* [What is required]
Take the listing from its first line through the line that contains "conc = [0.05, 0.1, 0.5, 1, 5, 10, 50, 100, 500]" and please retype those lines exactly, leaving out the pictures.
***** Material for this task
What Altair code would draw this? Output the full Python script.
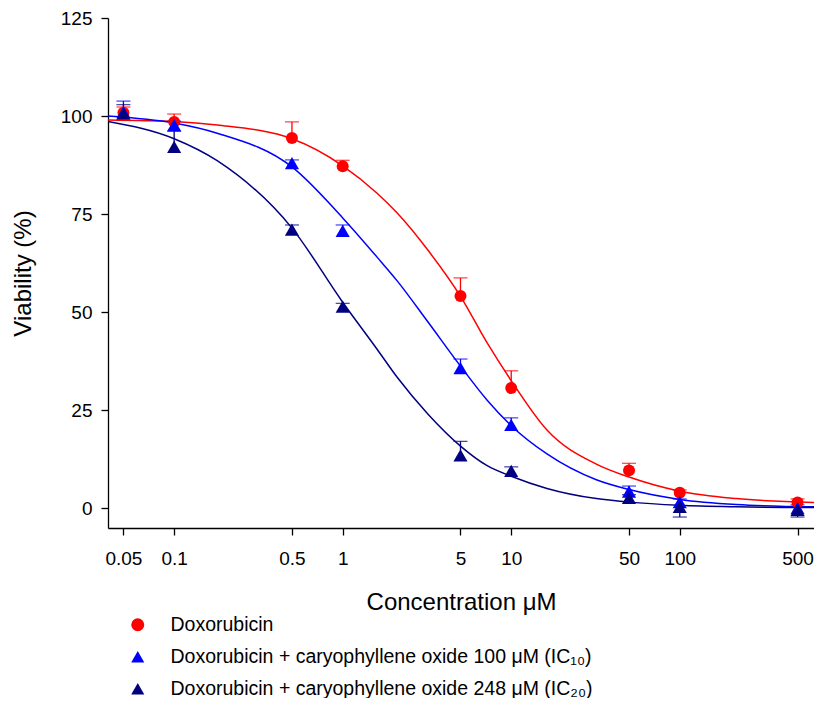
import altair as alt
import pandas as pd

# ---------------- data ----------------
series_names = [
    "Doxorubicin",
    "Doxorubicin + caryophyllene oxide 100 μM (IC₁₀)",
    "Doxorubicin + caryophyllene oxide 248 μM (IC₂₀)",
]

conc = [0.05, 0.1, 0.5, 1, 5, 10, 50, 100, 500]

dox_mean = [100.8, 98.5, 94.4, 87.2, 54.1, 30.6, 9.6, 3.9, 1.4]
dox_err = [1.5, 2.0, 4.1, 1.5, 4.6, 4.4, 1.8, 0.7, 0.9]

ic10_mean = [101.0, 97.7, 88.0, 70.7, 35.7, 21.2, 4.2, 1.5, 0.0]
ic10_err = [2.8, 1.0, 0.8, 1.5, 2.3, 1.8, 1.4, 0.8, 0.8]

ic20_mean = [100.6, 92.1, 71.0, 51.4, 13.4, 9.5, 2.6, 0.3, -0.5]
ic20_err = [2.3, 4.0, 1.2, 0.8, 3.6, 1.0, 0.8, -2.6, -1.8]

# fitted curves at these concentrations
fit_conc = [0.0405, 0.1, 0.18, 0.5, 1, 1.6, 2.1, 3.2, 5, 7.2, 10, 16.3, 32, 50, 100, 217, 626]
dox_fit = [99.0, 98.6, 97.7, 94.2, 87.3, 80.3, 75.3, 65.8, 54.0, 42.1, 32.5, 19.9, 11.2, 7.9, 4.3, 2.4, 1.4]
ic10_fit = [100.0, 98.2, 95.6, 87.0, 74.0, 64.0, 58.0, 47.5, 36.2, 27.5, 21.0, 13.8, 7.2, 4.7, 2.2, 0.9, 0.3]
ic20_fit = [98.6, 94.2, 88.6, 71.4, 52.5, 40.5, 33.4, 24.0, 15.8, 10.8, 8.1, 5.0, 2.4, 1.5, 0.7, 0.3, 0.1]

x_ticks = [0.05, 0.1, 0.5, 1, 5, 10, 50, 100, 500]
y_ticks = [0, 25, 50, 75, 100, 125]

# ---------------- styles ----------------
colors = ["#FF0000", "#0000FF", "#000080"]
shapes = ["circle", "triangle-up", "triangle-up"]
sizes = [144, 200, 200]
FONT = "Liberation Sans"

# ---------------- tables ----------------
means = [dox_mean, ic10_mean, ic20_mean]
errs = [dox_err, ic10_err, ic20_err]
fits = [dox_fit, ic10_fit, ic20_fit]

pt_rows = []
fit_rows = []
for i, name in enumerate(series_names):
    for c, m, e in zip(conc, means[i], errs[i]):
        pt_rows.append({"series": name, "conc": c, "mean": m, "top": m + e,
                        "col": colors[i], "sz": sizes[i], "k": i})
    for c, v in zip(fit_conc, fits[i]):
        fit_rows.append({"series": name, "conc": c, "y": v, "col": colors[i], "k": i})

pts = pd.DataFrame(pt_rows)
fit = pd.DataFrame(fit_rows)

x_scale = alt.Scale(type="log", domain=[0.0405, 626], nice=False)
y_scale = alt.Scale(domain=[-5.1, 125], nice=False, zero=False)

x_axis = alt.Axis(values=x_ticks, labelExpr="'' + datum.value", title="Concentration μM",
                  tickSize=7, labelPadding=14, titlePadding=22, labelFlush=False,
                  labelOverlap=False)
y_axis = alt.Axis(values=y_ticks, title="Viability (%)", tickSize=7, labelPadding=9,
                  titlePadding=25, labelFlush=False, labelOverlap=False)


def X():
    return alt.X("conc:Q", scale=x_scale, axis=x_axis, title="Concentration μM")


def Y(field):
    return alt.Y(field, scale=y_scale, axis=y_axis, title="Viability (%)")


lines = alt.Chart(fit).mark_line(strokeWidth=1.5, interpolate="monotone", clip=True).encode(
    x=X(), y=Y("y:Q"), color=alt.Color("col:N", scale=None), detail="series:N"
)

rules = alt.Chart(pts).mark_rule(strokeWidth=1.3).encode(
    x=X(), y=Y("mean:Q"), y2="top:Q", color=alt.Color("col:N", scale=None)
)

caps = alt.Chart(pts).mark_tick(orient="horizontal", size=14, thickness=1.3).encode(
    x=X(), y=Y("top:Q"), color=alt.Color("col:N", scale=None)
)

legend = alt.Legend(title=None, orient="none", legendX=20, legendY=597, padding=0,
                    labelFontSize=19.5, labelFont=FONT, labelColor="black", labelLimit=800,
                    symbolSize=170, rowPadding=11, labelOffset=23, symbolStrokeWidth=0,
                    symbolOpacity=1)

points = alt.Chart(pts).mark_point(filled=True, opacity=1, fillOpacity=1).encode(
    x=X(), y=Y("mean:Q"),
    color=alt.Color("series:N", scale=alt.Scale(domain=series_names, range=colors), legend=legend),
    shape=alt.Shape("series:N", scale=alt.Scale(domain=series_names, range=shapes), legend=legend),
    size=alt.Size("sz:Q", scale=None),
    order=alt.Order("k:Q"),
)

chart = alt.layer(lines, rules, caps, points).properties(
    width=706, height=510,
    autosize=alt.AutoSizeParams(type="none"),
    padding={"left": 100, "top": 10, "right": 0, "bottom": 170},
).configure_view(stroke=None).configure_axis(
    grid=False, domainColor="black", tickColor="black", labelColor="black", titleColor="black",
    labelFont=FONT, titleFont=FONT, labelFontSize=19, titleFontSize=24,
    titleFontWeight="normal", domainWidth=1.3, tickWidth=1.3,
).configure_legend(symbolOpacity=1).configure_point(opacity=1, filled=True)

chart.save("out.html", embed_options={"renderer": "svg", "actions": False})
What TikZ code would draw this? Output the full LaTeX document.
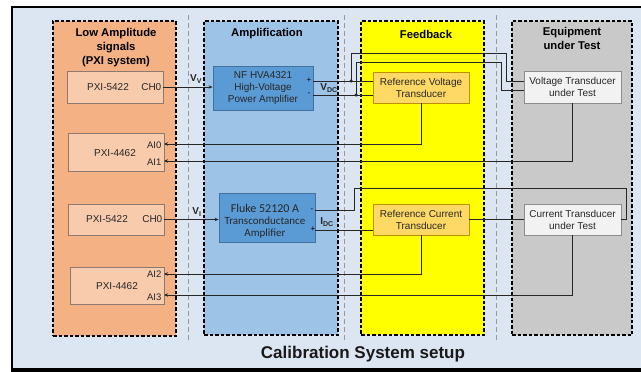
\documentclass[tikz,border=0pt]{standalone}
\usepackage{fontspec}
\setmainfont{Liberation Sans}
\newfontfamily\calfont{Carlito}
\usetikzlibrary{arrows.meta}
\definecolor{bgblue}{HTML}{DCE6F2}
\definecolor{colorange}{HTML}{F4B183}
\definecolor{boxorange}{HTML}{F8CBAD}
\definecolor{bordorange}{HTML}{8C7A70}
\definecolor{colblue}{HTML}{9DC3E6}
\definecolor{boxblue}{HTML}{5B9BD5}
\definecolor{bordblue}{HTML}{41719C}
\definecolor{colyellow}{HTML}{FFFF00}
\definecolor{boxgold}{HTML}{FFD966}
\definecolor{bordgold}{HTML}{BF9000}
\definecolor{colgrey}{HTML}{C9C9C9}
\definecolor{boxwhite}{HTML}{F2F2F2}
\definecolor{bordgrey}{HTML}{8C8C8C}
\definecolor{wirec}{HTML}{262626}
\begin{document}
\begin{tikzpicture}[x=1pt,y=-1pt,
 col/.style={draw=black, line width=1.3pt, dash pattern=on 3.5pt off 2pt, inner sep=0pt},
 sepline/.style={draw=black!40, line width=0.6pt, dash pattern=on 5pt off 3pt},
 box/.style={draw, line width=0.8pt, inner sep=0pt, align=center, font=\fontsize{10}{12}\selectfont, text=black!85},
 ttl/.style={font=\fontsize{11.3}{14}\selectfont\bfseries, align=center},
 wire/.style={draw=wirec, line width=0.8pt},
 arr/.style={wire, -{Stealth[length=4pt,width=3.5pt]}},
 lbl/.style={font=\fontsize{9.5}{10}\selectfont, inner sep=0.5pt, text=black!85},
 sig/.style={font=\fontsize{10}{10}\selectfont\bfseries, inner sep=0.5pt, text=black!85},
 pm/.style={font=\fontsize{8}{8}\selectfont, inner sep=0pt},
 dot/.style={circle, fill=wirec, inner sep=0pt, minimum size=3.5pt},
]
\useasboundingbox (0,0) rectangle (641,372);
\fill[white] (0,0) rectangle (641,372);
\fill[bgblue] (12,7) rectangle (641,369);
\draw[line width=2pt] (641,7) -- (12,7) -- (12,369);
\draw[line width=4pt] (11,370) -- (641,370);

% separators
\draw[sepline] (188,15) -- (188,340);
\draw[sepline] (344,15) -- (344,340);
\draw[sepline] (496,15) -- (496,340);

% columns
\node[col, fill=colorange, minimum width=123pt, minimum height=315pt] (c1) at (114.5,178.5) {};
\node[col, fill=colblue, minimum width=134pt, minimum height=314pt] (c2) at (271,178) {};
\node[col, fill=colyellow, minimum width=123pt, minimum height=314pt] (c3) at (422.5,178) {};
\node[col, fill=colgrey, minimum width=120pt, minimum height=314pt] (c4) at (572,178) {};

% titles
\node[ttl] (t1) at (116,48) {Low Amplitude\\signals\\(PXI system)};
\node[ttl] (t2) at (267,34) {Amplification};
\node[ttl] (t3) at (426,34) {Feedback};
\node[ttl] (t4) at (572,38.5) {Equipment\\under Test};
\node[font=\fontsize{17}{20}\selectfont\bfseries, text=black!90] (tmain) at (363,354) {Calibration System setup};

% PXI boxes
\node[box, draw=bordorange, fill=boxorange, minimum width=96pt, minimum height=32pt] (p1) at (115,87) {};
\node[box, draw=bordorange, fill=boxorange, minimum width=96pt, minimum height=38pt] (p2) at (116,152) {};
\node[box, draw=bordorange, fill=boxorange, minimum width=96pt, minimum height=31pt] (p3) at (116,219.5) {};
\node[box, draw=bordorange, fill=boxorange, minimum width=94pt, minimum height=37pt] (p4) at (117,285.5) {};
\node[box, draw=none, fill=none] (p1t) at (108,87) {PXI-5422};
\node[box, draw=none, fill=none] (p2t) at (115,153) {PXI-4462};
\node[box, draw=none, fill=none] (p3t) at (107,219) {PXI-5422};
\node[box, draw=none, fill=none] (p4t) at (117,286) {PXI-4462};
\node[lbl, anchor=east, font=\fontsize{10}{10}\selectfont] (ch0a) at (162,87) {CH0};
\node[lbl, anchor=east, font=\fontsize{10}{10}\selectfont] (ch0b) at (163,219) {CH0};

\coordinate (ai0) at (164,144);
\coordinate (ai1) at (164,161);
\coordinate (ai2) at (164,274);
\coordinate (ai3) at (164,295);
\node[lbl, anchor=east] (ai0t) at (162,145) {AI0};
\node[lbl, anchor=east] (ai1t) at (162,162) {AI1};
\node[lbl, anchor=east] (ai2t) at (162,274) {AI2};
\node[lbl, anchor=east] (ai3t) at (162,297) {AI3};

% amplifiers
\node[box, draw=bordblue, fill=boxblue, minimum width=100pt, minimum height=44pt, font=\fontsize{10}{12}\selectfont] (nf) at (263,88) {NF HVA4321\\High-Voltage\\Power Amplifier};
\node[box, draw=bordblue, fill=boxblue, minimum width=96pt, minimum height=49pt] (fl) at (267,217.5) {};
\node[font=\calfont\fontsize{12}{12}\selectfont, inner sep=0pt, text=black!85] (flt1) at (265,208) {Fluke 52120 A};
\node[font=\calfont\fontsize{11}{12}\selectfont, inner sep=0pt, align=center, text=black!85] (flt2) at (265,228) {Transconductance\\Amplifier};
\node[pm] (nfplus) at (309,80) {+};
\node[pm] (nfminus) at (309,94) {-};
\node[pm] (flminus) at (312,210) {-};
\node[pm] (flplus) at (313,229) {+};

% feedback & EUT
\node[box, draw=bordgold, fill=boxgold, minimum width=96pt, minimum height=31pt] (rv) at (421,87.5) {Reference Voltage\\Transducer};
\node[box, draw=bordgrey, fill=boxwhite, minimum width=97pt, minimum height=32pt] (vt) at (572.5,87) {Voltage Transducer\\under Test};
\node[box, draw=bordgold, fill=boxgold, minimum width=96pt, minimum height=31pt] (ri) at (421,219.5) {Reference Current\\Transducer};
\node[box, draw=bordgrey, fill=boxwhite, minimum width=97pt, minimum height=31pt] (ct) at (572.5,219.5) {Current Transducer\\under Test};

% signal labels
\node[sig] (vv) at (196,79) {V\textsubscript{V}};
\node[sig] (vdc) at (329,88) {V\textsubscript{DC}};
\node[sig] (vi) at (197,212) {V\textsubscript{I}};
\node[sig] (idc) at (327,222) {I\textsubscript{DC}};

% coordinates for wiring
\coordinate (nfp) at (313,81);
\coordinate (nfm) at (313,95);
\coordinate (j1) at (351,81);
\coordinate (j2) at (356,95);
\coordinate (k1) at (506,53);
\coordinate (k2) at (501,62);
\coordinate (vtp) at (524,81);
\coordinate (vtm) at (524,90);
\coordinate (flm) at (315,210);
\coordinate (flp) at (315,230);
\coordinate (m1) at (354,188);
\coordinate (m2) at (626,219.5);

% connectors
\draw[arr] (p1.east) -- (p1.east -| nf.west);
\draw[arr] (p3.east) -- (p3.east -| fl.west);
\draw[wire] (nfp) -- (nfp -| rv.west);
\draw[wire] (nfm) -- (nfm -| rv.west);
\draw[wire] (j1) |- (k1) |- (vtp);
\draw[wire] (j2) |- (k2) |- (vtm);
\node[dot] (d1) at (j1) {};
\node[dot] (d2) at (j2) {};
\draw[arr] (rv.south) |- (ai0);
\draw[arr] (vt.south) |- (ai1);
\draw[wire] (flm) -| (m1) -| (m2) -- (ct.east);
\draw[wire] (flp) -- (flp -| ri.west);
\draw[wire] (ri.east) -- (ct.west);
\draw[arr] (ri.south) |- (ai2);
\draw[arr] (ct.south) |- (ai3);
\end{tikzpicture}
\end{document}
**********
* [Answer below]
What Altair code would draw this? Output the full Python script.
import altair as alt
import pandas as pd

# ---------------- data ----------------
series_names = [
    "Doxorubicin",
    "Doxorubicin + caryophyllene oxide 100 μM (IC₁₀)",
    "Doxorubicin + caryophyllene oxide 248 μM (IC₂₀)",
]

conc = [0.05, 0.1, 0.5, 1, 5, 10, 50, 100, 500]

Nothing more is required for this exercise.